The governors John Kasich of Ohio, John Hickenlooper of Colorado, Brian Sandoval of Nevada, Tom Wolf of Pennsylvania, Bill Walker of Alaska, Terence R. McAuliffe of Virginia, John Bel Edwards of Louisiana, and Steve Bullock of Montana sent a letter to the Republican and Democratic leaders of the House and Senate asking them to take immediate steps to restore insurance markets stabilization structures.
The letter was sent ahead of the testimony governors are expected to offer to the Senate Health, Education, Labor, and Pensions committee on September 7.
The immediate steps recommended by the governors include:
- Funding cost-sharing reduction payments;
- Creating a temporary stability fund;
- Offer choices in under-served counties;
- Keep the individual mandate, for now.
The governors also suggest additional steps that states could take and Congress could facilitate to encourage market stability. These include:
- Maximize market participation;
- Maximize carrier participation
- Waive exchange fees for carriers who are the last remaining carrier in a county
- Encourage participation across lines of business (Medicaid MCO, state employee, etc.)
- Streamline payor compliance (quality reporting, coverage transparency, etc.)
- Maximize consumer participation
- Increase outreach to attract healthier individuals
- Provide adequate and effective subsidies and/or premium tax credits
- Encourage younger people to get coverage
- Encourage continuous coverage (e.g., reward those who renew coverage every year, penalize those who stop paying premiums, require SEP enrollees to maintain coverage, and/or late enrollment penalties or waiting periods for non-continuous coverage)
- Maximize carrier participation
- Promote appropriate enrollment;
- Verify special enrollment period (SEP) enrollment qualifications (NAIC)
- Limit individual market enrollment for those eligible for other public programs (NAIC)
- Prevent third-party payers from diverting consumers from Medicare coverage (NAIC)

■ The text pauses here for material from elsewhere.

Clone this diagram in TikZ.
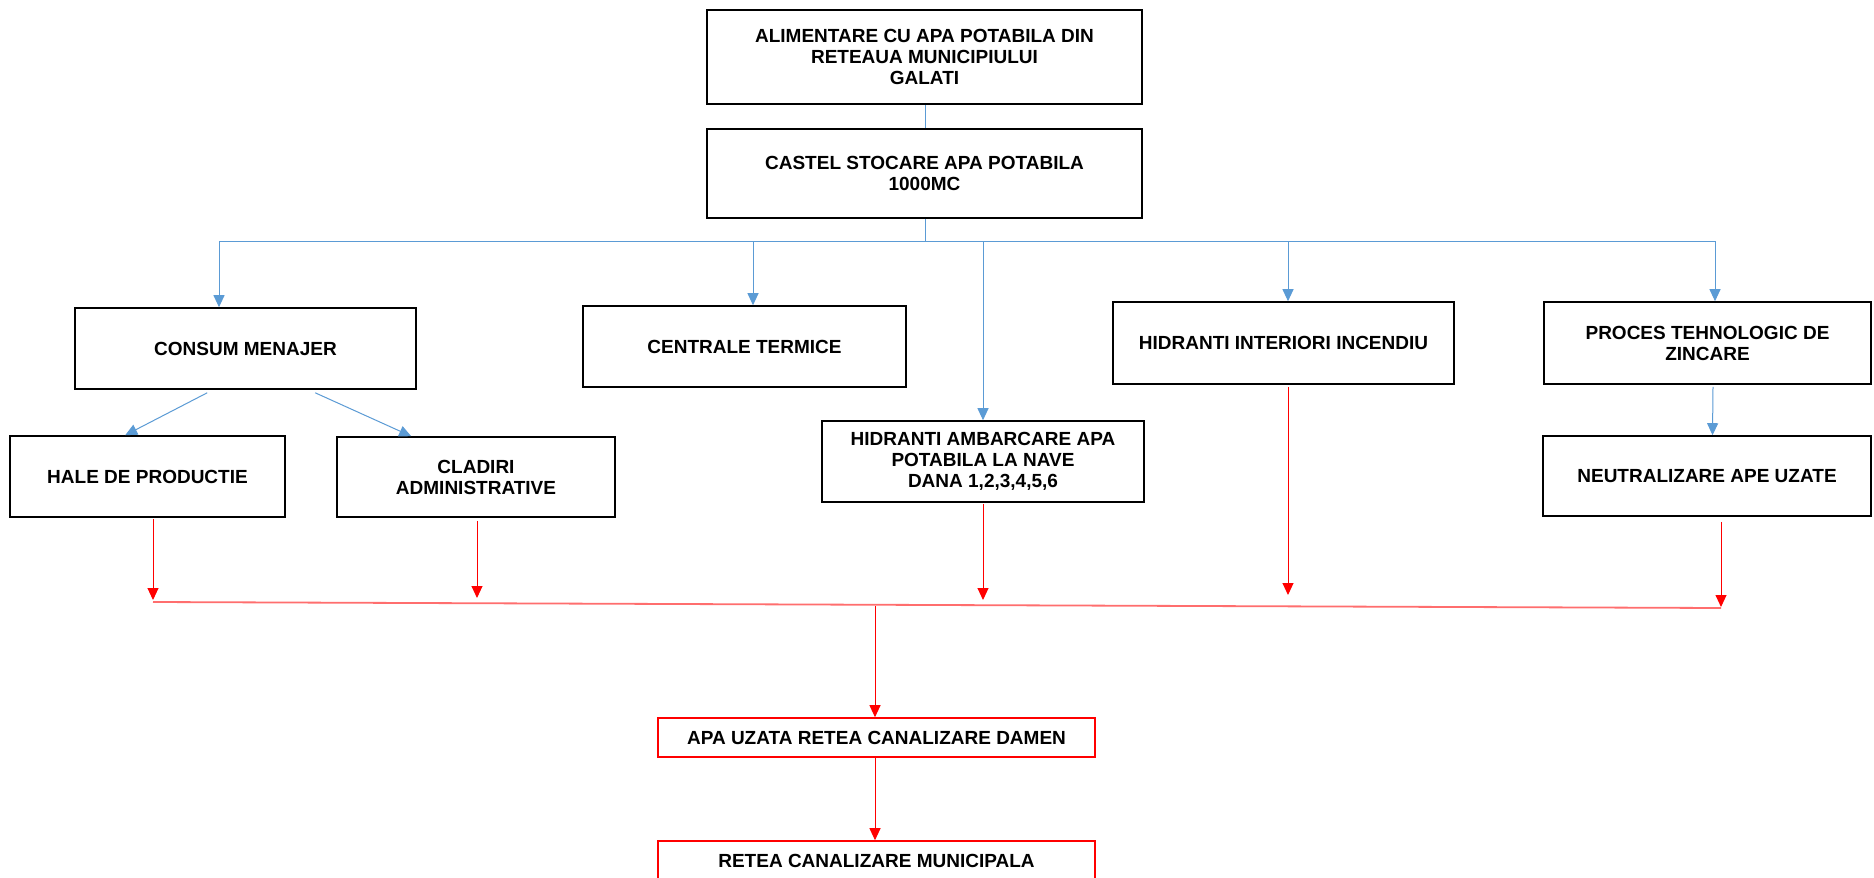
\documentclass[tikz,border=0pt]{standalone}
\usepackage{fontspec}
\setmainfont{Liberation Sans}
\usetikzlibrary{arrows.meta}
\definecolor{flowblue}{RGB}{91,155,213}
\definecolor{flowred}{RGB}{255,0,0}
\definecolor{busred}{RGB}{255,110,110}
\begin{document}
\begin{tikzpicture}[x=1pt,y=-1pt,
  box/.style={draw=black, line width=1.6pt, fill=white, align=center, inner sep=2pt,
    font=\fontsize{19}{21}\selectfont\bfseries},
  redbox/.style={box, draw=flowred},
  blueline/.style={draw=flowblue, line width=1pt},
  bluearrow/.style={blueline, -{Triangle[width=11pt,length=12pt]}},
  redline/.style={draw=flowred, line width=1pt},
  redarrow/.style={redline, -{Triangle[width=11pt,length=12pt]}},
  redbus/.style={draw=busred, line width=1.8pt}]
\clip (0,0) rectangle (1874,878);
\fill[white] (0,0) rectangle (1874,878);

% boxes
\node[box, minimum width=435pt, minimum height=94pt] (alim) at (924.5,57) {ALIMENTARE CU APA POTABILA DIN\\RETEAUA MUNICIPIULUI\\GALATI};
\node[box, minimum width=435pt, minimum height=89pt] (castel) at (924.5,173.5) {CASTEL STOCARE APA POTABILA\\1000MC};
\node[box, minimum width=341pt, minimum height=81pt] (consum) at (245.5,348.5) {CONSUM MENAJER};
\node[box, minimum width=323pt, minimum height=81pt] (centrale) at (744.5,346.5) {CENTRALE TERMICE};
\node[box, minimum width=341pt, minimum height=82pt] (interiori) at (1283.5,343) {HIDRANTI INTERIORI INCENDIU};
\node[box, minimum width=327pt, minimum height=82pt] (proces) at (1707.5,343) {PROCES TEHNOLOGIC DE\\ZINCARE};
\node[box, minimum width=275pt, minimum height=81pt] (hale) at (147.5,476.5) {HALE DE PRODUCTIE};
\node[box, minimum width=278pt, minimum height=80pt] (cladiri) at (476,477) {CLADIRI\\ADMINISTRATIVE};
\node[box, minimum width=322pt, minimum height=81pt] (ambarcare) at (983,461.5) {HIDRANTI AMBARCARE APA\\POTABILA LA NAVE\\DANA 1,2,3,4,5,6};
\node[box, minimum width=328pt, minimum height=80pt] (neutral) at (1707,476) {NEUTRALIZARE APE UZATE};
\node[redbox, minimum width=437pt, minimum height=39pt] (apa) at (876.5,737.5) {APA UZATA RETEA CANALIZARE DAMEN};
\node[redbox, minimum width=437pt, minimum height=40pt] (retea) at (876.5,861) {RETEA CANALIZARE MUNICIPALA};

% blue supply network
\coordinate (bus) at (925,241);
\coordinate (busL) at (219,241);
\coordinate (busR) at (1715,241);
\coordinate (bC) at (753,241);
\coordinate (bA) at (983,241);
\coordinate (bI) at (1288,241);
\draw[blueline] (alim.south -| bus) -- (castel.north -| bus);
\draw[blueline] (castel.south -| bus) -- (bus);
\draw[blueline] (busL) -- (busR);
\draw[bluearrow] (busL) -- (busL |- consum.north);
\draw[bluearrow] (bC) -- (bC |- centrale.north);
\draw[bluearrow] (bA) -- (bA |- ambarcare.north);
\draw[bluearrow] (bI) -- (bI |- interiori.north);
\draw[bluearrow] (busR) -- (busR |- proces.north);
\draw[bluearrow] ([xshift=5.5pt,yshift=-2pt]proces.south) -- ([xshift=5.5pt]neutral.north);
\draw[bluearrow] ([shift={(133pt,-3pt)}]consum.south west) -- ([xshift=116pt]hale.north west);
\draw[bluearrow] ([shift={(241pt,-3pt)}]consum.south west) -- ([xshift=75pt]cladiri.north west);

% red waste-water network
\coordinate (j1) at (153,602);
\coordinate (j2) at (477,603);
\coordinate (j3) at (983,605);
\coordinate (j4) at (1288,606);
\coordinate (j5) at (1721,608);
\coordinate (jo) at (875,606);
\draw[redbus] (j1) -- (j5);
\draw[redarrow, shorten >=2pt] ([yshift=-1pt]hale.south -| j1) -- (j1);
\draw[redarrow, shorten >=5pt] ([yshift=-3pt]cladiri.south -| j2) -- (j2);
\draw[redarrow, shorten >=5pt] ([yshift=-1pt]ambarcare.south -| j3) -- (j3);
\draw[redarrow, shorten >=11pt] ([yshift=-2pt]interiori.south -| j4) -- (j4);
\draw[redarrow, shorten >=1pt] ([yshift=-5pt]neutral.south -| j5) -- (j5);
\draw[redarrow] (jo) -- (jo |- apa.north);
\draw[redarrow] (apa.south -| jo) -- (retea.north -| jo);
\end{tikzpicture}
\end{document}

- Shorten the 90-day grace period for non-payment of premiums (NAIC)
- Stabilize risk pools;
- Administer a reinsurance or similar program
- Pursue strategies to create larger, more stable pools (e.g., consider combining individual
and small group markets, or consider combining Medicaid and marketplace populations)
- Reduce cost through coverage redesign and and payment innovation;
- Apply for a State Innovation Waiver to pursue innovative strategies to strengthen health insurance markets while retaining the basic protections of the ACA. Section 1332 of the ACA allows a state to request permission to waive provisions related to individual and employer mandates, qualified health plans, consumer choices and insurance competition through marketplaces, and premium tax credits and cost-sharing reductions in the marketplace provided that state covers as many people with coverage that is as affordable and as comprehensive without adding to the federal deficit.

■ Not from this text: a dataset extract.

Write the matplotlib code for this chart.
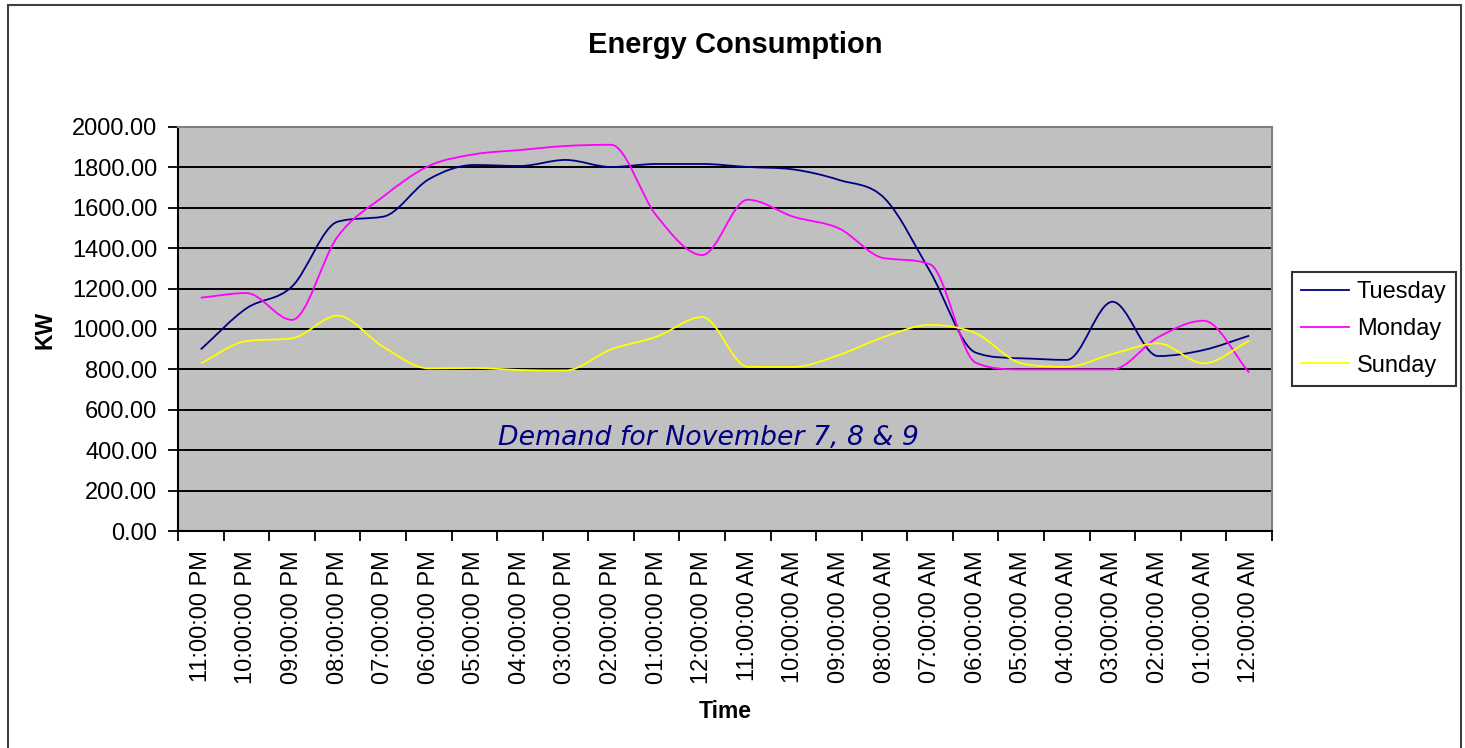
import numpy as np
import matplotlib
matplotlib.use('Agg')
import matplotlib.pyplot as plt
from matplotlib.path import Path
from matplotlib.patches import PathPatch, Rectangle
from matplotlib.lines import Line2D

hours = ['11:00:00 PM', '10:00:00 PM', '09:00:00 PM', '08:00:00 PM', '07:00:00 PM',
         '06:00:00 PM', '05:00:00 PM', '04:00:00 PM', '03:00:00 PM', '02:00:00 PM',
         '01:00:00 PM', '12:00:00 PM', '11:00:00 AM', '10:00:00 AM', '09:00:00 AM',
         '08:00:00 AM', '07:00:00 AM', '06:00:00 AM', '05:00:00 AM', '04:00:00 AM',
         '03:00:00 AM', '02:00:00 AM', '01:00:00 AM', '12:00:00 AM']

tuesday = [899, 1102, 1210, 1531, 1556, 1741, 1812, 1807, 1837, 1802, 1817, 1817,
           1802, 1790, 1738, 1647, 1284, 883, 855, 847, 1135, 866, 896, 967]
monday = [1155, 1178, 1045, 1457, 1655, 1807, 1865, 1886, 1906, 1912, 1560, 1366,
          1640, 1556, 1498, 1350, 1320, 833, 800, 800, 800, 959, 1041, 784]
sunday = [830, 940, 954, 1066, 912, 805, 807, 797, 795, 899, 962, 1059,
          813, 812, 871, 962, 1020, 979, 830, 813, 876, 929, 830, 942]

series = [('Tuesday', tuesday, '#000080'),
          ('Monday', monday, '#FF00FF'),
          ('Sunday', sunday, '#FFFF00')]


def smooth_path(xs, ys):
    """Smoothed line drawn as cubic Bezier segments (monotone tangents, no overshoot)."""
    xs = np.asarray(xs, float)
    ys = np.asarray(ys, float)
    h = np.diff(xs)
    d = np.diff(ys) / h
    m = np.empty_like(ys)
    m[0], m[-1] = d[0], d[-1]
    m[1:-1] = (d[:-1] + d[1:]) / 2
    m[1:-1][d[:-1] * d[1:] <= 0] = 0
    for k in range(len(d)):
        if d[k] == 0:
            m[k] = m[k + 1] = 0
            continue
        a, b = m[k] / d[k], m[k + 1] / d[k]
        s = a * a + b * b
        if s > 9:
            t = 3 / np.sqrt(s)
            m[k], m[k + 1] = t * a * d[k], t * b * d[k]
    verts = [(xs[0], ys[0])]
    codes = [Path.MOVETO]
    for k in range(len(d)):
        verts += [(xs[k] + h[k] / 3, ys[k] + m[k] * h[k] / 3),
                  (xs[k + 1] - h[k] / 3, ys[k + 1] - m[k + 1] * h[k] / 3),
                  (xs[k + 1], ys[k + 1])]
        codes += [Path.CURVE4] * 3
    return Path(verts, codes)


plt.rcParams['font.family'] = ['Liberation Sans', 'DejaVu Sans']

fig = plt.figure(figsize=(14.65, 7.48), dpi=100)
ax = fig.add_axes([178 / 1465, 1 - 531 / 748, 1094 / 1465, 404 / 748])
ax.set_facecolor('#C0C0C0')

x = np.arange(len(hours))
for name, vals, color in series:
    ax.add_patch(PathPatch(smooth_path(x, vals), facecolor='none', edgecolor=color,
                           linewidth=1.3, zorder=3))

ax.set_xlim(-0.5, len(hours) - 0.5)
ax.set_ylim(0, 2000)
ax.set_yticks(np.arange(0, 2001, 200))
ax.set_yticklabels([f'{v:.2f}' for v in np.arange(0, 2001, 200)], fontsize=17)
ax.set_xticks(x)
ax.set_xticklabels(hours, rotation=90, fontsize=17)
ax.set_xticks(np.arange(-0.5, len(hours), 1), minor=True)
ax.tick_params(axis='x', which='major', length=0, pad=14)
ax.tick_params(axis='x', which='minor', length=7, width=1.3, direction='out')
ax.tick_params(axis='y', length=7, width=1.3, direction='out', pad=8)
ax.yaxis.grid(True, color='black', linewidth=1.4)
ax.set_axisbelow(True)

for side in ['top', 'right']:
    ax.spines[side].set_color('#808080')
    ax.spines[side].set_linewidth(1.5)
for side in ['left', 'bottom']:
    ax.spines[side].set_color('black')
    ax.spines[side].set_linewidth(1.5)

ax.text((498 - 178) / 1094, (531 - 438) / 404, 'Demand for November 7, 8 & 9',
        transform=ax.transAxes, ha='left', va='center', fontsize=19.3,
        style='italic', color='#000080', family='DejaVu Sans')

fig.text(735 / 1465, 1 - 45 / 748, 'Energy Consumption', ha='center', va='center',
         fontsize=21, fontweight='bold')
fig.text(45 / 1465, 1 - 330 / 748, 'KW', ha='center', va='center', rotation=90,
         fontsize=16.5, fontweight='bold')
fig.text(725 / 1465, 1 - 712 / 748, 'Time', ha='center', va='center',
         fontsize=16.5, fontweight='bold')

handles = [Line2D([], [], color=c, linewidth=1.3) for _, _, c in series]
leg = fig.legend(handles, [n for n, _, _ in series], loc='center left',
                 bbox_to_anchor=(1292 / 1465, 1 - 329 / 748), fontsize=17,
                 frameon=True, fancybox=False, edgecolor='black', borderaxespad=0,
                 handlelength=2.0, handletextpad=0.35, labelspacing=0.62, borderpad=0.4)
leg.get_frame().set_linewidth(1.5)

fig.patches.append(Rectangle((8 / 1465, -0.02), 1453 / 1465, 1.02 - 5 / 748,
                             transform=fig.transFigure, fill=False,
                             edgecolor='#404040', linewidth=1.5))

fig.savefig('out.png', dpi=100)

- Encourage the adoption of population-based payment models that reward the effective management of total cost of care
- Encourage the adoption of episode-based payment models that reward the effective management of specialty care
- Enable the use of value-based insurance design and wellness incentives to tie the level of coverage for chronic care to personal responsibility for health outcomes achieved
- Increase transparency in cost and quality (e.g., promote the use of consumer facing websites, include ERISA plan data in all payer claims databases)
Finally, the governors urge Congress and the federal agencies to:
- Improve the regulatory environment:
- Support state innovation waivers;
- Control cost through payment innovation.